Posiblemente Gide merece una disculpa por haber aportado sus artículos al primer y tercer número de la Nouvelle Revue Francaise de Drieu La Rochelle, pues más tarde reconoció su error y rompió sus vínculos con la revista en un artículo publicado en Le Figaro que se editaba en Lyon, en la zona no ocupada. Pero, en el fondo, y con muy pocas excepciones, los escritores franceses se mostraron realmente ansiosos por publicar, aunque eso significara doblegarse ante la censura.
Pétain les dijo a los franceses: “Con honor y para mantener la unidad francesa (una unidad que se remonta a diez siglos) en el contexto de la construcción de un nuevo orden europeo, a partir de hoy emprendo la vía del colaboracionismo”.
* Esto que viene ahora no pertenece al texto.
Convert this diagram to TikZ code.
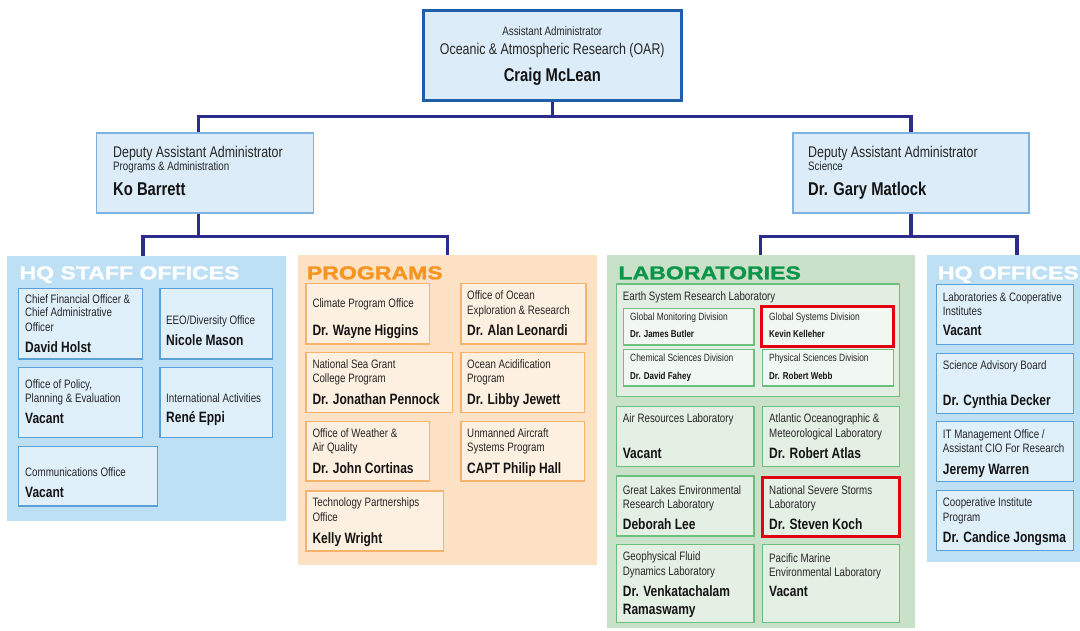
\documentclass[tikz,border=0pt]{standalone}
\usepackage{fontspec}
\setmainfont[FakeStretch=0.8]{Liberation Sans}
\newfontfamily\headfont[FakeStretch=1.24,FakeBold=1.3]{Liberation Sans}
\usetikzlibrary{calc}
\pgfdeclarelayer{bg}
\pgfsetlayers{bg,main}
\definecolor{topfill}{HTML}{DCEDF9}
\definecolor{topline}{HTML}{1F5FAA}
\definecolor{depline}{HTML}{7FB2E0}
\definecolor{hqsecc}{HTML}{BDE0F5}
\definecolor{hqfill}{HTML}{E0F0FB}
\definecolor{hqline}{HTML}{5A9FD6}
\definecolor{prsecc}{HTML}{FDE1C5}
\definecolor{prfill}{HTML}{FEF0E1}
\definecolor{prline}{HTML}{F7B36A}
\definecolor{lbsecc}{HTML}{C8E1C8}
\definecolor{lbfill}{HTML}{E5F0E5}
\definecolor{esrlfill}{HTML}{E1EEE1}
\definecolor{subfill}{HTML}{F1F7F1}
\definecolor{lbline}{HTML}{6CC07E}
\definecolor{redc}{HTML}{E3000F}
\definecolor{connc}{HTML}{2B2C8C}
\definecolor{progor}{HTML}{F7941D}
\definecolor{labgr}{HTML}{0A9548}
\definecolor{txtc}{HTML}{262626}
\definecolor{namec}{HTML}{141414}
\newcommand\rbox[6]{\node[#2, anchor=north west, minimum width={(#5-#3)*1pt}, minimum height={(#6-#4)*1pt}, inner sep=0pt, outer sep=0pt] (#1) at (#3,#4) {};}
\newcommand\tx[5]{\node[#2] (#1) at (#3,#4) {#5};}
\begin{document}
\begin{tikzpicture}[x=1pt,y=-1pt,
  topbox/.style={fill=topfill, draw=topline, line width=3pt},
  depbox/.style={fill=topfill, draw=depline, line width=1.3pt},
  hqsec/.style={fill=hqsecc},
  prsec/.style={fill=prsecc},
  lbsec/.style={fill=lbsecc},
  hqbox/.style={fill=hqfill, draw=hqline, line width=1.2pt},
  prbox/.style={fill=prfill, draw=prline, line width=1.2pt},
  lbbox/.style={fill=lbfill, draw=lbline, line width=1.2pt},
  esrlbox/.style={fill=esrlfill, draw=lbline, line width=1.2pt},
  subbox/.style={fill=subfill, draw=lbline, line width=1.2pt},
  redline/.style={draw=redc, line width=3pt},
  conn/.style={draw=connc, line width=3.2pt, line cap=rect},
  tsm/.style={font=\fontsize{12.2}{14}\selectfont, text=txtc, anchor=base west, inner sep=0pt},
  tnm/.style={font=\fontsize{15}{17}\selectfont\bfseries, text=namec, anchor=base west, inner sep=0pt},
  tdv/.style={font=\fontsize{10.5}{12}\selectfont, text=txtc, anchor=base west, inner sep=0pt},
  tdn/.style={font=\fontsize{10}{12}\selectfont\bfseries, text=namec, anchor=base west, inner sep=0pt},
  ttl/.style={font=\headfont\bfseries\fontsize{18.6}{20}\selectfont, anchor=base west, inner sep=0pt}]
\useasboundingbox (0,0) rectangle (1080,630);
\clip (0,0) rectangle (1080,630);
\begin{pgfonlayer}{bg}
\fill[white] (0,0) rectangle (1080,630);
\end{pgfonlayer}
% top
\rbox{oar}{topbox}{423.6}{10}{681}{100.7}
\node[tsm, anchor=base] (oar1) at (552.3,35) {Assistant Administrator};
\node[tsm, anchor=base, font=\fontsize{15.5}{17}\selectfont] (oar2) at (552.3,54) {Oceanic \& Atmospheric Research (OAR)};
\node[tnm, anchor=base, font=\fontsize{18.5}{20}\selectfont\bfseries] (oar3) at (552.3,81) {Craig McLean};
% deputies
\rbox{dpa}{depbox}{96.4}{133}{313.4}{213}
\node[tsm, font=\fontsize{15.5}{17}\selectfont] (dpa1) at (113,157.7) {Deputy Assistant Administrator};
\tx{dpa2}{tsm}{113}{170.5}{Programs \& Administration}
\node[tnm, font=\fontsize{18.5}{20}\selectfont\bfseries] (dpa3) at (113,195.5) {Ko Barrett};
\rbox{dps}{depbox}{793}{133}{1029}{213}
\node[tsm, font=\fontsize{15.5}{17}\selectfont] (dps1) at (808,157.7) {Deputy Assistant Administrator};
\tx{dps2}{tsm}{808}{170.5}{Science}
\node[tnm, font=\fontsize{18.5}{20}\selectfont\bfseries] (dps3) at (808,195.5) {Dr. Gary Matlock};
% sections
\rbox{hqs}{hqsec}{6.7}{256}{286}{520.7}
\rbox{prg}{prsec}{298.3}{255}{596.7}{565}
\rbox{lab}{lbsec}{606.7}{255}{915}{628}
\rbox{hqo}{hqsec}{926.7}{255}{1090}{561.7}
\node[ttl, text=white] (hqst) at (19.3,279.3) {HQ STAFF OFFICES};
\node[ttl, text=progor] (prgt) at (306.7,279.3) {PROGRAMS};
\node[ttl, text=labgr] (labt) at (618.3,279.3) {LABORATORIES};
\node[ttl, text=white] (hqot) at (937.7,279.3) {HQ OFFICES};
% HQ staff offices
\rbox{cfo}{hqbox}{18.3}{288.3}{142.3}{359}
\tx{cfo1}{tsm}{25}{303.3}{Chief Financial Officer \&}
\tx{cfo2}{tsm}{25}{316.7}{Chief Administrative}
\tx{cfo3}{tsm}{25}{331}{Officer}
\tx{cfo4}{tnm}{25}{352.3}{David Holst}
\rbox{eeo}{hqbox}{160}{288.3}{272.7}{359}
\tx{eeo1}{tsm}{166}{324}{EEO/Diversity Office}
\tx{eeo2}{tnm}{166}{345.7}{Nicole Mason}
\rbox{opp}{hqbox}{18.3}{367.3}{142.3}{437.3}
\tx{opp1}{tsm}{25}{388.3}{Office of Policy,}
\tx{opp2}{tsm}{25}{402.3}{Planning \& Evaluation}
\tx{opp3}{tnm}{25}{423.3}{Vacant}
\rbox{intl}{hqbox}{160}{367.3}{272.7}{437.3}
\tx{intl1}{tsm}{166}{402.3}{International Activities}
\tx{intl2}{tnm}{166}{422.3}{René Eppi}
\rbox{com}{hqbox}{18.3}{446.7}{157.3}{506}
\tx{com1}{tsm}{25}{476.7}{Communications Office}
\tx{com2}{tnm}{25}{497.3}{Vacant}
% programs
\rbox{cpo}{prbox}{306}{283.3}{429.3}{344}
\tx{cpo1}{tsm}{312.3}{307.3}{Climate Program Office}
\tx{cpo2}{tnm}{312.3}{335}{Dr. Wayne Higgins}
\rbox{oer}{prbox}{461}{283.3}{586}{344}
\tx{oer1}{tsm}{467}{299.3}{Office of Ocean}
\tx{oer2}{tsm}{467}{314}{Exploration \& Research}
\tx{oer3}{tnm}{467}{335.7}{Dr. Alan Leonardi}
\rbox{sg}{prbox}{306}{352.7}{452.3}{412.7}
\tx{sg1}{tsm}{312.3}{368.3}{National Sea Grant}
\tx{sg2}{tsm}{312.3}{382.7}{College Program}
\tx{sg3}{tnm}{312.3}{404.3}{Dr. Jonathan Pennock}
\rbox{oap}{prbox}{461}{352.7}{584.3}{412.7}
\tx{oap1}{tsm}{467}{368.3}{Ocean Acidification}
\tx{oap2}{tsm}{467}{382.7}{Program}
\tx{oap3}{tnm}{467}{404.3}{Dr. Libby Jewett}
\rbox{owaq}{prbox}{306}{421.7}{429.3}{481}
\tx{owaq1}{tsm}{312.3}{437.3}{Office of Weather \&}
\tx{owaq2}{tsm}{312.3}{451.7}{Air Quality}
\tx{owaq3}{tnm}{312.3}{473.3}{Dr. John Cortinas}
\rbox{uas}{prbox}{461}{421.7}{584.3}{481}
\tx{uas1}{tsm}{467}{437.3}{Unmanned Aircraft}
\tx{uas2}{tsm}{467}{451.7}{Systems Program}
\tx{uas3}{tnm}{467}{473.3}{CAPT Philip Hall}
\rbox{tpo}{prbox}{306}{491}{443.3}{551}
\tx{tpo1}{tsm}{312.3}{506.7}{Technology Partnerships}
\tx{tpo2}{tsm}{312.3}{521.7}{Office}
\tx{tpo3}{tnm}{312.3}{543.3}{Kelly Wright}
% laboratories
\rbox{esrl}{esrlbox}{616.7}{284}{899.3}{396.7}
\tx{esrl1}{tsm}{622.7}{300}{Earth System Research Laboratory}
\rbox{gmd}{subbox}{623.3}{308.3}{754}{345}
\tx{gmd1}{tdv}{630}{320.7}{Global Monitoring Division}
\tx{gmd2}{tdn}{630}{337.3}{Dr. James Butler}
\rbox{gsd}{subbox,redline}{761.7}{306}{893.3}{346.7}
\tx{gsd1}{tdv}{769}{320.7}{Global Systems Division}
\tx{gsd2}{tdn}{769}{337.3}{Kevin Kelleher}
\rbox{csd}{subbox}{623.3}{349.3}{754}{386}
\tx{csd1}{tdv}{630}{361.7}{Chemical Sciences Division}
\tx{csd2}{tdn}{630}{379}{Dr. David Fahey}
\rbox{psd}{subbox}{762.3}{349.3}{893.3}{386}
\tx{psd1}{tdv}{769}{361.7}{Physical Sciences Division}
\tx{psd2}{tdn}{769}{379}{Dr. Robert Webb}
\rbox{arl}{lbbox}{616.7}{406.7}{754}{466.7}
\tx{arl1}{tsm}{622.7}{422.7}{Air Resources Laboratory}
\tx{arl2}{tnm}{622.7}{458.3}{Vacant}
\rbox{aoml}{lbbox}{762.3}{406.7}{899.3}{466.7}
\tx{aoml1}{tsm}{769}{422.7}{Atlantic Oceanographic \&}
\tx{aoml2}{tsm}{769}{437.3}{Meteorological Laboratory}
\tx{aoml3}{tnm}{769}{458.3}{Dr. Robert Atlas}
\rbox{glerl}{lbbox}{616.7}{476}{754}{536}
\tx{glerl1}{tsm}{622.7}{494}{Great Lakes Environmental}
\tx{glerl2}{tsm}{622.7}{508.3}{Research Laboratory}
\tx{glerl3}{tnm}{622.7}{529.3}{Deborah Lee}
\rbox{nssl}{lbbox,redline}{762.3}{477.3}{899.3}{536.7}
\tx{nssl1}{tsm}{769}{494}{National Severe Storms}
\tx{nssl2}{tsm}{769}{508.3}{Laboratory}
\tx{nssl3}{tnm}{769}{529.3}{Dr. Steven Koch}
\rbox{gfdl}{lbbox}{616.7}{544.3}{754}{622.7}
\tx{gfdl1}{tsm}{622.7}{560.7}{Geophysical Fluid}
\tx{gfdl2}{tsm}{622.7}{575}{Dynamics Laboratory}
\tx{gfdl3}{tnm}{622.7}{596}{Dr. Venkatachalam}
\tx{gfdl4}{tnm}{622.7}{614.3}{Ramaswamy}
\rbox{pmel}{lbbox}{762.3}{544.3}{899.3}{622.7}
\tx{pmel1}{tsm}{769}{562.3}{Pacific Marine}
\tx{pmel2}{tsm}{769}{576.7}{Environmental Laboratory}
\tx{pmel3}{tnm}{769}{596}{Vacant}
% HQ offices
\rbox{lci}{hqbox}{936.7}{284.3}{1073.3}{344.3}
\tx{lci1}{tsm}{942.7}{301}{Laboratories \& Cooperative}
\tx{lci2}{tsm}{942.7}{315}{Institutes}
\tx{lci3}{tnm}{942.7}{335.7}{Vacant}
\rbox{sab}{hqbox}{936.7}{353.3}{1073.3}{413.3}
\tx{sab1}{tsm}{942.7}{369.3}{Science Advisory Board}
\tx{sab2}{tnm}{942.7}{405}{Dr. Cynthia Decker}
\rbox{itm}{hqbox}{936.7}{421.7}{1073.3}{481.7}
\tx{itm1}{tsm}{942.7}{438.3}{IT Management Office /}
\tx{itm2}{tsm}{942.7}{452.3}{Assistant CIO For Research}
\tx{itm3}{tnm}{942.7}{474}{Jeremy Warren}
\rbox{cip}{hqbox}{936.7}{490.7}{1073.3}{550.7}
\tx{cip1}{tsm}{942.7}{506.7}{Cooperative Institute}
\tx{cip2}{tsm}{942.7}{521}{Program}
\tx{cip3}{tnm}{942.7}{542.3}{Dr. Candice Jongsma}
% connectors
\begin{pgfonlayer}{bg}
\draw[conn] (oar.south) -- ++(0,16) coordinate (j1);
\draw[conn] ([xshift=-6.2pt]dpa.north) |- (j1) -| (dps.north);
\draw[conn] ([xshift=-6.2pt]dpa.south) -- ++(0,23.7) coordinate (j2);
\draw[conn] ([xshift=-3.3pt]hqs.north) |- (j2) -| (prg.north);
\draw[conn] (dps.south) -- ++(0,23.7) coordinate (j3);
\draw[conn] (lab.north) |- (j3) -| ([xshift=90.3pt]hqo.north west);
\end{pgfonlayer}
\end{tikzpicture}
\end{document}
En la práctica, la colaboración tal como la presentaba Pétain tenía muy poco interés para los nazis. El único gesto de reconciliación por parte de Hitler fue acceder a devolver los restos del hijo de Napoleón, el duque de Reichstadt, conocido como L’Aiglon, de Viena a Les Invalides en diciembre de 1940. “Mucho revuelo por el retorno de las cenizas de Napoleón II”, escribió Galtier-Boissière en su diario el 15 de diciembre de 1940. “Un acto de caballerosidad por parte de Hitler”. Sin embargo, los irrespetuosos parisinos afirman que ellos preferirían carbón a cenizas.” En realidad, para la mayoría de la población era evidente que Hitler no tenía intención de “recompensar” a Pétain con un tratado de paz, aunque tan sólo fuera porque la idea de castigar a Francia (por las reparaciones que había logrado tras la Primera Guerra Mundial, por su derrota de 1940 y por su arrogancia) gozaba de popularidad en Alemania. En cambio, al mantener viva la idea de un tratado de paz, Berlín lograba la colaboración que necesitaba: la cooperación de Vichy a la hora de enviar materia prima francesa, productos industriales y mano de obra a Alemania.